Dataset extract:

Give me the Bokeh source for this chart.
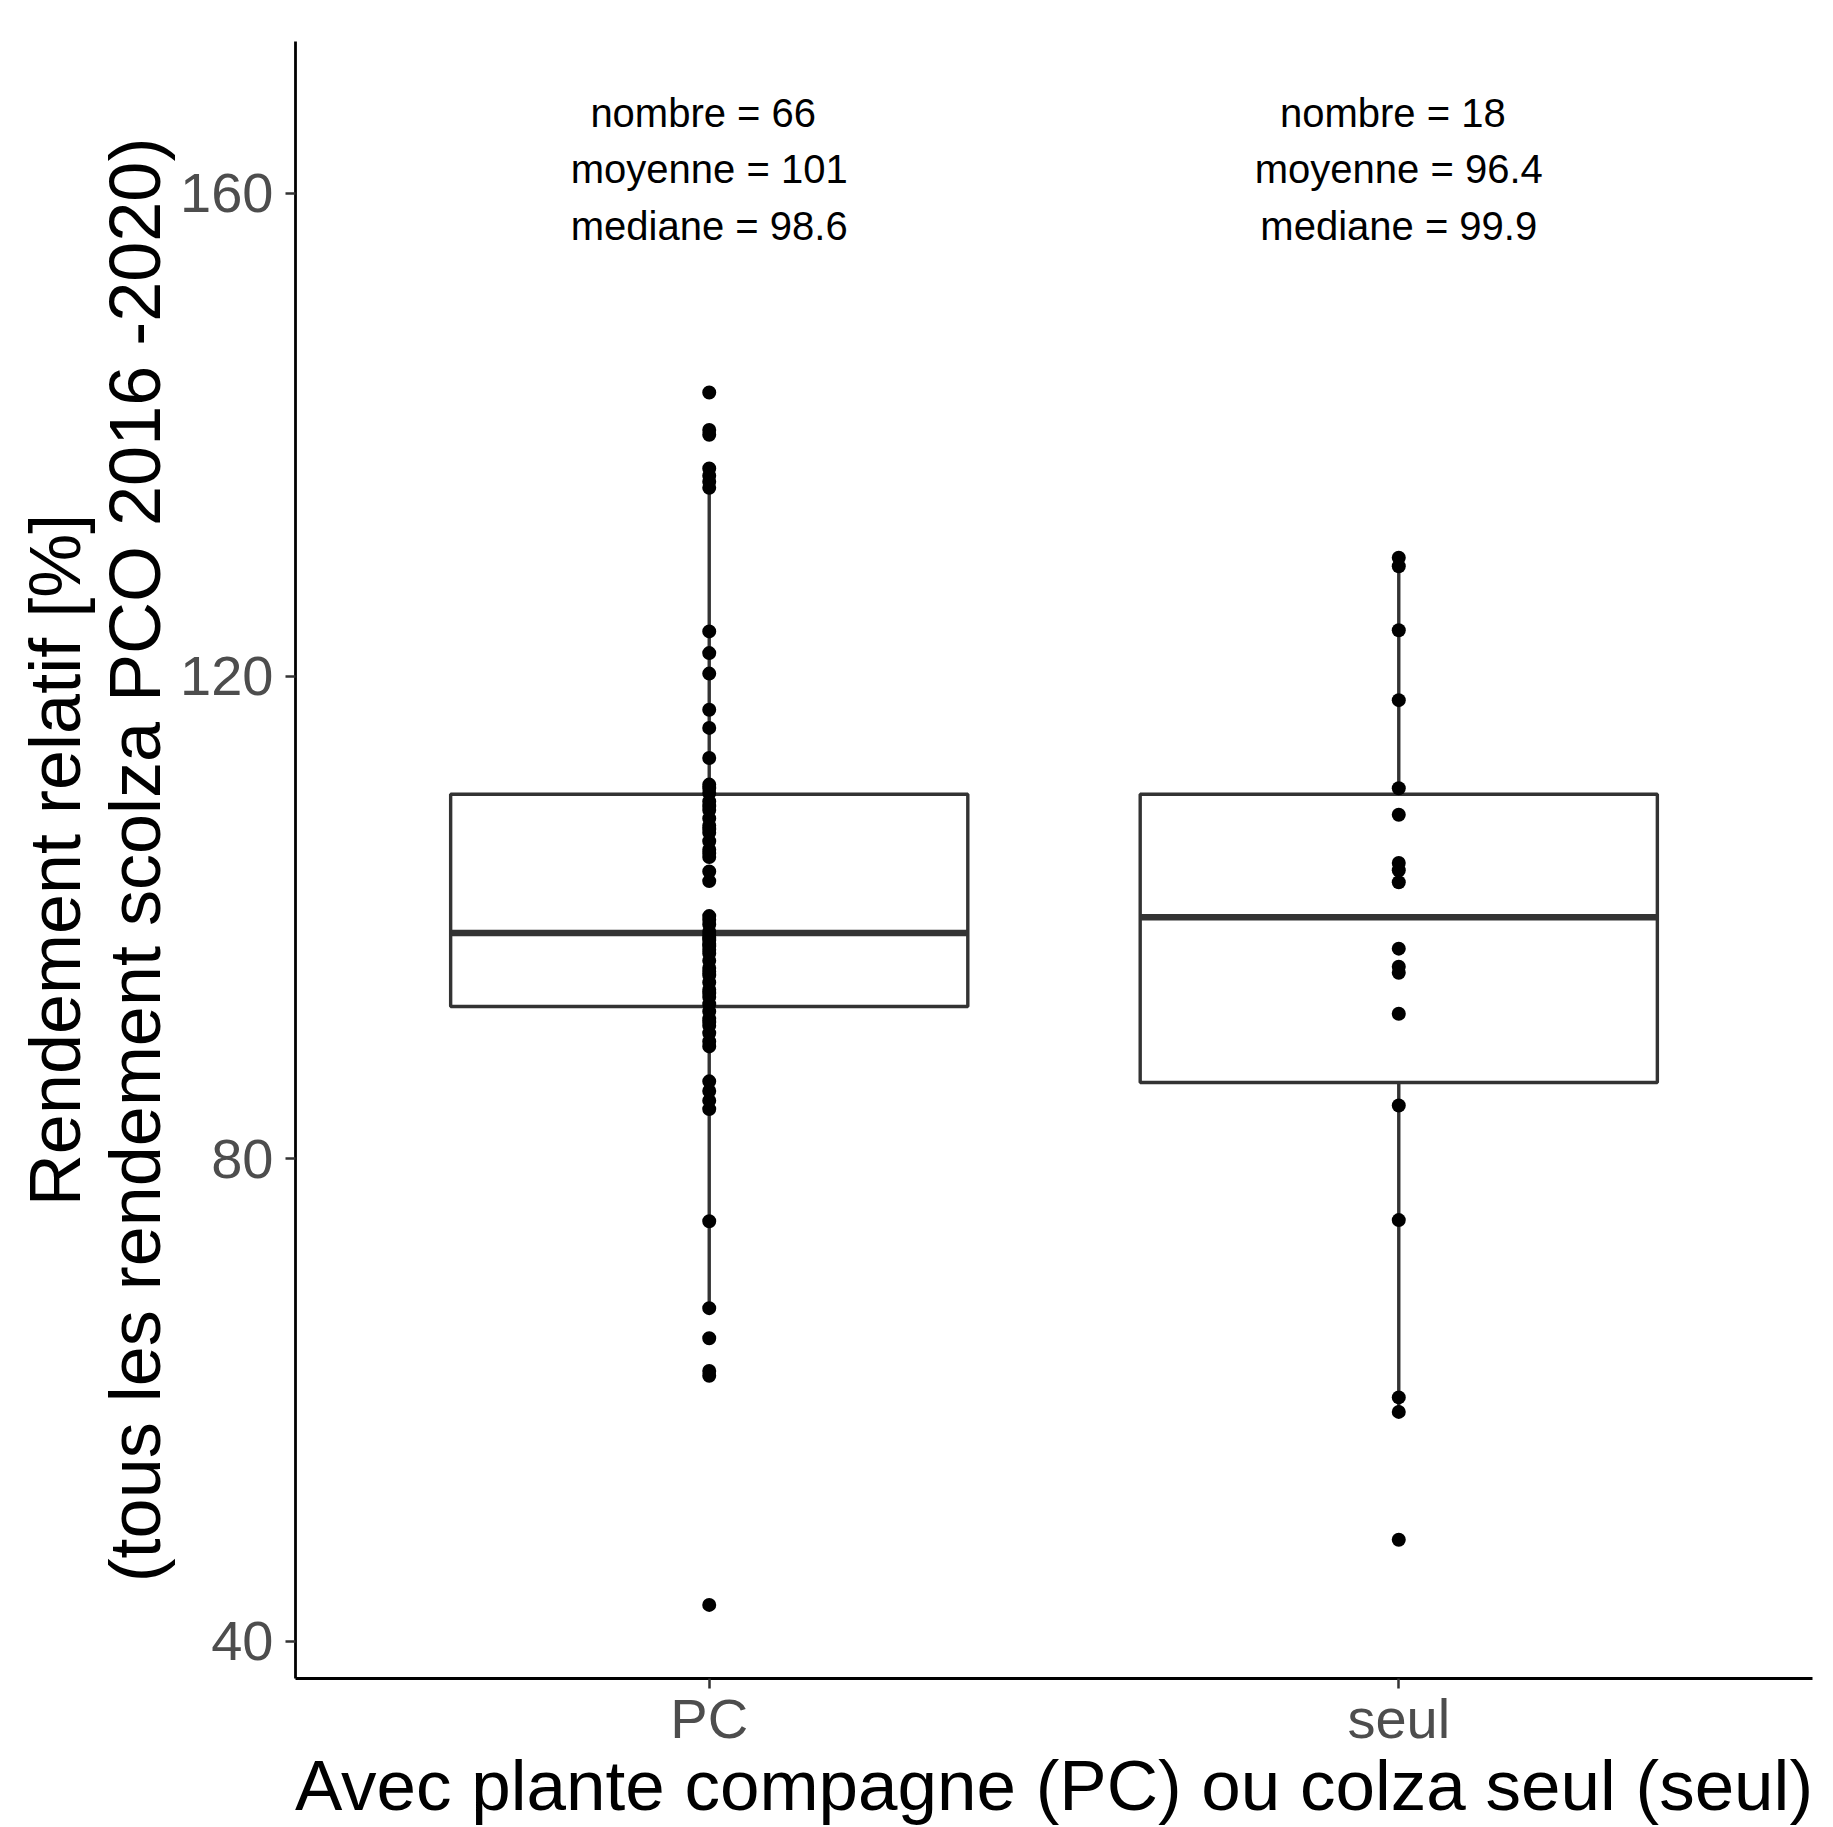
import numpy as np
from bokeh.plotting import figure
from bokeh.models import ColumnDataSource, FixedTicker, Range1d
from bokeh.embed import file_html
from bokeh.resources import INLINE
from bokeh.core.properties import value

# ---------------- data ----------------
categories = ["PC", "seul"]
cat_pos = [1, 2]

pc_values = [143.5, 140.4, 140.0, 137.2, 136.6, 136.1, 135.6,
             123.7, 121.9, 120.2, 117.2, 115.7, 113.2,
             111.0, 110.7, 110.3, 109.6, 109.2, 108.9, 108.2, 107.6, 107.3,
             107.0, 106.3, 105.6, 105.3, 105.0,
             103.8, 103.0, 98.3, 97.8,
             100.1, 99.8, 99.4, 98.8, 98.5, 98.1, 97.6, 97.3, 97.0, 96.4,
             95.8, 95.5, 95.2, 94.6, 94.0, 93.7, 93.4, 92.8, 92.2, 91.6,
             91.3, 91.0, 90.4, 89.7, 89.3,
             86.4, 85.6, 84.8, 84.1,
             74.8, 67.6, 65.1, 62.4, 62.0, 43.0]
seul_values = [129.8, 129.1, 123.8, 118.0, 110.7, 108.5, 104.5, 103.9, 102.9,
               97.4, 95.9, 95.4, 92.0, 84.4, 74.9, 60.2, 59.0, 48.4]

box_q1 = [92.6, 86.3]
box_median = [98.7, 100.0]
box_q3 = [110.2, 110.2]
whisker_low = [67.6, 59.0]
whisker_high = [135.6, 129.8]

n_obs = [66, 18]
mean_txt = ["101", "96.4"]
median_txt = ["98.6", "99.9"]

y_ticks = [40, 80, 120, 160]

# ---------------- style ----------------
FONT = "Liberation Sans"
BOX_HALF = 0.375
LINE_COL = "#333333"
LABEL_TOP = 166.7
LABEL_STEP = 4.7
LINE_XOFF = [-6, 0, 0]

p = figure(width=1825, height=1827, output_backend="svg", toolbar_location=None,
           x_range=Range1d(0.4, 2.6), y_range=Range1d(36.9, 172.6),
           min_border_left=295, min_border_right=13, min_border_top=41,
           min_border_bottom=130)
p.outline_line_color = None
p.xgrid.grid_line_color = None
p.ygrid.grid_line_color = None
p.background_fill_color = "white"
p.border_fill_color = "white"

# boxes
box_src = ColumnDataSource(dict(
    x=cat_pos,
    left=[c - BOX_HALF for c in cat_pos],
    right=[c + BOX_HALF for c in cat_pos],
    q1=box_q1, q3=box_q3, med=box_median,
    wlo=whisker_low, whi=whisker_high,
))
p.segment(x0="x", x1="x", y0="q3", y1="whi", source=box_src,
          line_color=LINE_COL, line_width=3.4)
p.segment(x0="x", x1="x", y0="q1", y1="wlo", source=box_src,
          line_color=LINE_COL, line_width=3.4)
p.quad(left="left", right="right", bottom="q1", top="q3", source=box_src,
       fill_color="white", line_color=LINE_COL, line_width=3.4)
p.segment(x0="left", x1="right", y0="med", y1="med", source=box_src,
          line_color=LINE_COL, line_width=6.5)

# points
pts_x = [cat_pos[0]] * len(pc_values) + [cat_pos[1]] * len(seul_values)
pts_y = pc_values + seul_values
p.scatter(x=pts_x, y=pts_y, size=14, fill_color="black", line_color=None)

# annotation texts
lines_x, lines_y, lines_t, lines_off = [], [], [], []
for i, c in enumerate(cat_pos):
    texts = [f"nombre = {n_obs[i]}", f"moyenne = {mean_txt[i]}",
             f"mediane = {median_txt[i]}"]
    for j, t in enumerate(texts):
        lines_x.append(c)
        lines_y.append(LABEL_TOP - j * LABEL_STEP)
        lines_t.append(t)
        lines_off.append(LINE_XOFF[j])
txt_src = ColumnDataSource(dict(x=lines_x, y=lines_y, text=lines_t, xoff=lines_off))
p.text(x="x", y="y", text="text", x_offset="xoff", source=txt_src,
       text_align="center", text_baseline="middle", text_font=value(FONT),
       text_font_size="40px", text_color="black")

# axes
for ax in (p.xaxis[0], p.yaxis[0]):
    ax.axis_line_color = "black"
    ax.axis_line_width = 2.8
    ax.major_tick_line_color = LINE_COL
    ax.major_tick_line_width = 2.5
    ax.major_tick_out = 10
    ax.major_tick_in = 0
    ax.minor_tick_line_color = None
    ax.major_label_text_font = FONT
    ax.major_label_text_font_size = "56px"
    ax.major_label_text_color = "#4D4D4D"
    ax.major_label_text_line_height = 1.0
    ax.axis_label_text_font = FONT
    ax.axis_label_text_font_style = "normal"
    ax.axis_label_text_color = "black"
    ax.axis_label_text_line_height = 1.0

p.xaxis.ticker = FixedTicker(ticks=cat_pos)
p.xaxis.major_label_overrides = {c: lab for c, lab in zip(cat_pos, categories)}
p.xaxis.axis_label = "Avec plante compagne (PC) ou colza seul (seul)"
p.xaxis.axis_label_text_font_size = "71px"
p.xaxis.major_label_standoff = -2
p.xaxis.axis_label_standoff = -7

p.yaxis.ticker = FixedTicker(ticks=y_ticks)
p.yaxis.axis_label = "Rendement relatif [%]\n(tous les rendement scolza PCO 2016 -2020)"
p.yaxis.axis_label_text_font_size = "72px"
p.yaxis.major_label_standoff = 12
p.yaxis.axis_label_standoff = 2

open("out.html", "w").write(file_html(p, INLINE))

---

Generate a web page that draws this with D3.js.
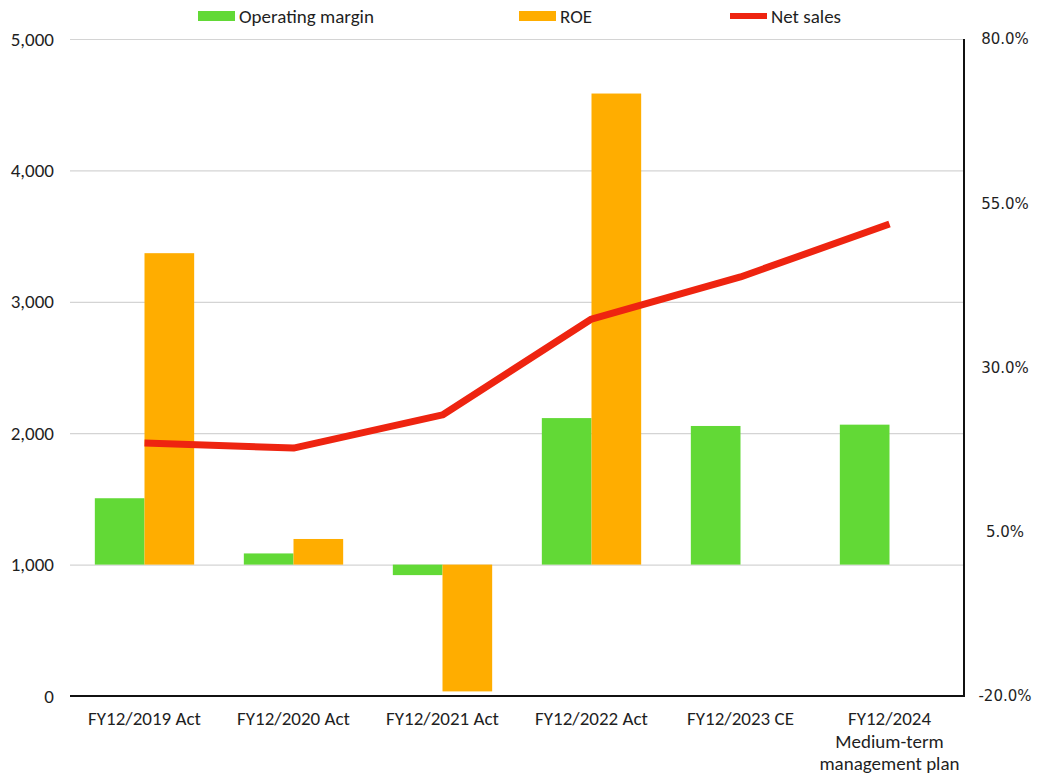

...

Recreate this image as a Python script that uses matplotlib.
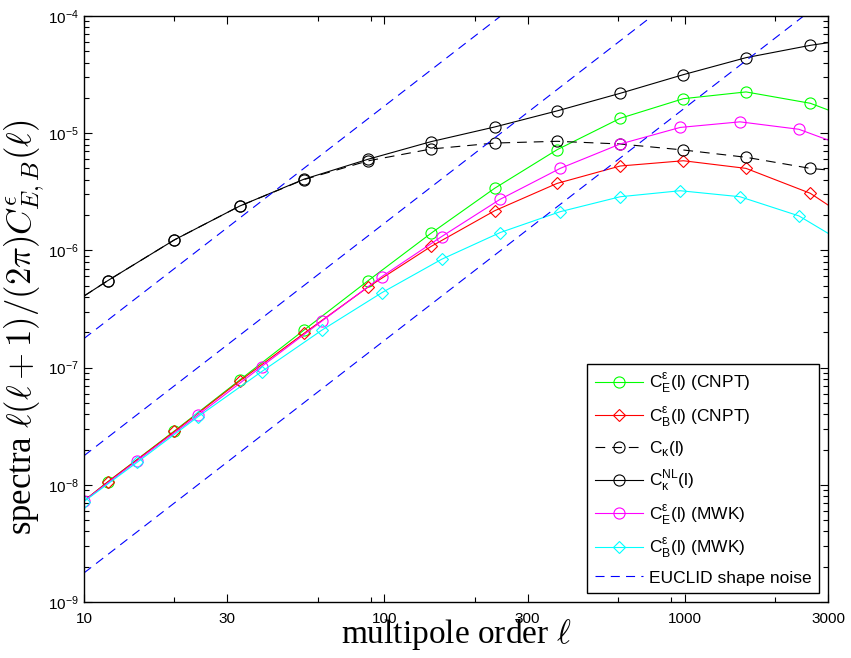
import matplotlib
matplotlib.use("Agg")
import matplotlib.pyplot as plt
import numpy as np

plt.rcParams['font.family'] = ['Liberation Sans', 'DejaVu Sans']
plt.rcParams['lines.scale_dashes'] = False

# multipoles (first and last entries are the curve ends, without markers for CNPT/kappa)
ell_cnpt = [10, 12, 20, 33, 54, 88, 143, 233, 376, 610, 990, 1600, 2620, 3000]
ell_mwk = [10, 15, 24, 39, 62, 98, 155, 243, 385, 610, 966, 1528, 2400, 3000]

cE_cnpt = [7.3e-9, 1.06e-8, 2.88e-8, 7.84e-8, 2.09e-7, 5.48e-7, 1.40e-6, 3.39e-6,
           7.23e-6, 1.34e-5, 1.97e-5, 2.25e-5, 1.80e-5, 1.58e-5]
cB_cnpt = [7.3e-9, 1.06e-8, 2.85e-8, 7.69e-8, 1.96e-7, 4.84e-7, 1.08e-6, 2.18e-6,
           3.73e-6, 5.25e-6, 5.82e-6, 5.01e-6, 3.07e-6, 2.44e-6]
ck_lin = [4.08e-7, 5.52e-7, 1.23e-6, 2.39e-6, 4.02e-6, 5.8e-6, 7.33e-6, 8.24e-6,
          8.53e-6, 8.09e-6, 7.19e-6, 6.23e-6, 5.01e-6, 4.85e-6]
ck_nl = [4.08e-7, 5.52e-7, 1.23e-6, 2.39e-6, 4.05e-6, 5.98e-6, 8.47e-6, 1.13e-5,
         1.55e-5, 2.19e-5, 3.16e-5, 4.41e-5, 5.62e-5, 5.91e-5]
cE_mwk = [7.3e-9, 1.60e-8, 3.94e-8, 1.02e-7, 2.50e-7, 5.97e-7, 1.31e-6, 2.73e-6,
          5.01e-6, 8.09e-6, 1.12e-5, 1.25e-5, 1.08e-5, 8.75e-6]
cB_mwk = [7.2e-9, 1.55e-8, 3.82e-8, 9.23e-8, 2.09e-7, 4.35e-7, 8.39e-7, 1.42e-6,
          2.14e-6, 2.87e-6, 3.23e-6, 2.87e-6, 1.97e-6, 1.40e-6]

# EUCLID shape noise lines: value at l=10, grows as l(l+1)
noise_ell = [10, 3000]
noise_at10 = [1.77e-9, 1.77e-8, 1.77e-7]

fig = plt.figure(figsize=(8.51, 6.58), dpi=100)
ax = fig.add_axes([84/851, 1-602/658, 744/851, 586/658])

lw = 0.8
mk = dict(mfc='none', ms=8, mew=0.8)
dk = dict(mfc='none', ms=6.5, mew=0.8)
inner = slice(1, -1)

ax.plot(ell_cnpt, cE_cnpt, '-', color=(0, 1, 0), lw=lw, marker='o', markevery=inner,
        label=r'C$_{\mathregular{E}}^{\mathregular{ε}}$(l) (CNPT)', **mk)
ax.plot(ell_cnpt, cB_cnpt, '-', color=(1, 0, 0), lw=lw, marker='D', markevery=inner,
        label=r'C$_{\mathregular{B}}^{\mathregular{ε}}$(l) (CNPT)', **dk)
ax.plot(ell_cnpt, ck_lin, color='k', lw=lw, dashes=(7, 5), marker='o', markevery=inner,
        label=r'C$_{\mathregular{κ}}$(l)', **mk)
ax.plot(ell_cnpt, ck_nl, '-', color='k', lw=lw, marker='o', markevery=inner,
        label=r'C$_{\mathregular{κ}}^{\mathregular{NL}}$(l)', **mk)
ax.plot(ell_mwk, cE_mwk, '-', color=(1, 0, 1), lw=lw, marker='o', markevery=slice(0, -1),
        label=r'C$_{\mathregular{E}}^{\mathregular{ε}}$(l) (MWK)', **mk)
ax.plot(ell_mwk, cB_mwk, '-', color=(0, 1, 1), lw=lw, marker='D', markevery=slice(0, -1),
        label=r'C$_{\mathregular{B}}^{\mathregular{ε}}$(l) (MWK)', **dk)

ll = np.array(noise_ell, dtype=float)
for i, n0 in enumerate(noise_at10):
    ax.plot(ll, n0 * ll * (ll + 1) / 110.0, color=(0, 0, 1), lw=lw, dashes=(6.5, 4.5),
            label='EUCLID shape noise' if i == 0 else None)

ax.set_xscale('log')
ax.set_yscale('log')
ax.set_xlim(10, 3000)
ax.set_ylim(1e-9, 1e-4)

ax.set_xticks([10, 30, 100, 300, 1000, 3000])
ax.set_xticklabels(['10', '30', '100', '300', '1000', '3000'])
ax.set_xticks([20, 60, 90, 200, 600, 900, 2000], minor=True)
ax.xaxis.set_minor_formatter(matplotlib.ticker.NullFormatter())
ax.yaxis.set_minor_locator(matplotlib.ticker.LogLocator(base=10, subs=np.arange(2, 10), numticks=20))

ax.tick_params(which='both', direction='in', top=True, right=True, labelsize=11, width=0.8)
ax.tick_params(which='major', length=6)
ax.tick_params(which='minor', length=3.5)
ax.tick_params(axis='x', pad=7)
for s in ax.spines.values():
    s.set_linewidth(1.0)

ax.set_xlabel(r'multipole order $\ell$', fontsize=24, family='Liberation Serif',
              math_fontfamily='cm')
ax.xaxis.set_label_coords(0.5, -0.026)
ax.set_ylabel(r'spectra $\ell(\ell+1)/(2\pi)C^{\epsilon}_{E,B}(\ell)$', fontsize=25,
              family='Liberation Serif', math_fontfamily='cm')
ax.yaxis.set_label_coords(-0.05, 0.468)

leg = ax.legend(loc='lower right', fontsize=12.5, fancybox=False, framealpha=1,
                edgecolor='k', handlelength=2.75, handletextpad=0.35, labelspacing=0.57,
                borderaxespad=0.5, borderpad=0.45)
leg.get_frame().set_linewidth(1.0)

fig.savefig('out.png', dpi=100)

Stated goal: Copy all lines from the material that contain "matplotlib".

Output for this task:
Recreate this image as a Python script that uses matplotlib.
import matplotlib
matplotlib.use("Agg")
import matplotlib.pyplot as plt
ax.xaxis.set_minor_formatter(matplotlib.ticker.NullFormatter())
ax.yaxis.set_minor_locator(matplotlib.ticker.LogLocator(base=10, subs=np.arange(2, 10), numticks=20))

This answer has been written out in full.